If you have secured creditors (in other words you have pledged property as collateral for a loan like a car or a mortgage on your house), you’ll need to pay something to your secured creditors if you want to keep the property. When you file for Chapter 7 bankruptcy, you will have to decide whether you want to “redeem” the property (pay the creditor the current replacement value of the property), “reaffirm” the debt (agree on new contract terms with the creditor), or “surrender” the property (let the creditor take the property through foreclosure or repossession). Again, these are decisions that you should make with an experienced bankruptcy attorney in your area.
5. Fill out and sign your Petition for Bankruptcy.
You will need to complete a few dozen pages of forms, in which you tell the court about all of your property, debts, income, and expenses. You’ll list the names and addresses of all your creditors by type of creditor (unsecured creditors, secured creditors, etc.), note which debts are disputed, list the property you are claiming as exempt, and decide what you want to do about each of your secured debts. These forms are quite technical and you should always use an experienced bankruptcy attorney to help you properly file for bankruptcy since when you sign and file them you are swearing to the court under penalty of perjury that they are true and accurate.
6. File the forms with the Bankruptcy Court in your area.

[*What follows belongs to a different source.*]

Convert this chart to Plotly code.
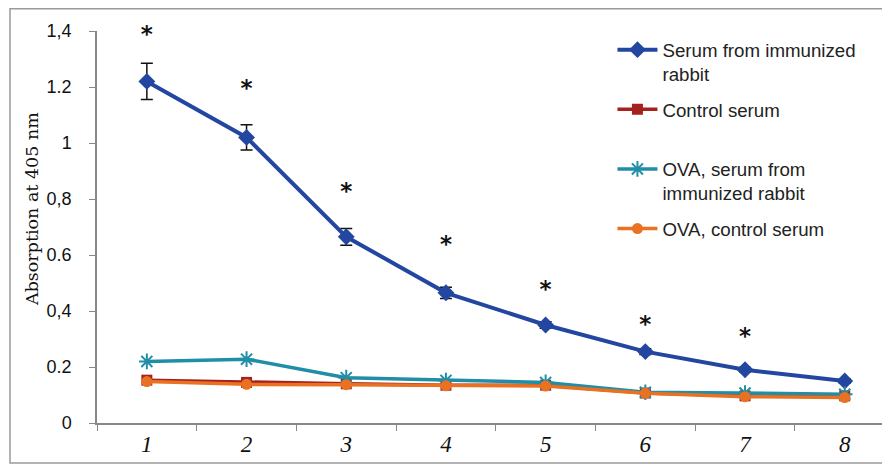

Filing your petition with the bankruptcy court officially starts your Chapter 7 bankruptcy case. Most people file all the forms at once, but if you’re in an emergency, you can file just a two-page form, and then file the complete set of the forms within 14 days. Your bankruptcy attorney will help you decide how to begin your case.
7. Go to a meeting with the Trustee assigned to your case.
In Chapter 7 bankruptcy cases the court appoints a “Panel Trustee” to your case. The Trustee will schedule and conduct a meeting called a 341 meeting where the trustee and perhaps a creditor or two of yours will review your case and ask you questions about the information in your forms. Your attorney will attend this meeting with you and help you to comply with the Trustee’s requests, if any.
8. Sometimes you will need to file objections or motions if needed.
If you dispute a creditor’s claim against you or you want to eliminate certain liens, you’ll sometimes need to address these matters by filing objections or motions in your bankruptcy case. This is another area where you really need an experienced bankruptcy lawyer to help you.
9. Deal with all of your secured creditors.
When you filed your bankruptcy forms, you completed a form in which you stated how you intended to handle your secured debts. Before your case is closed, you’ll need to act on these matters by negotiating with your secured creditors and either redeeming, reaffirming or surrendering the property. An experienced bankruptcy attorney will be invaluable in these negotiations and decisions.
10. Get your discharge from your debt burden.
This is why you filed Chapter 7 bankruptcy. At the end of a successful bankruptcy, the court will issue an order saying that your dischargeable debts are finally discharged. Once a debt is discharged, you no longer have a legal obligation to pay it and the creditor has no legal right to demand it. This is your fresh start to financial freedom that prompted you to start this process in the first place.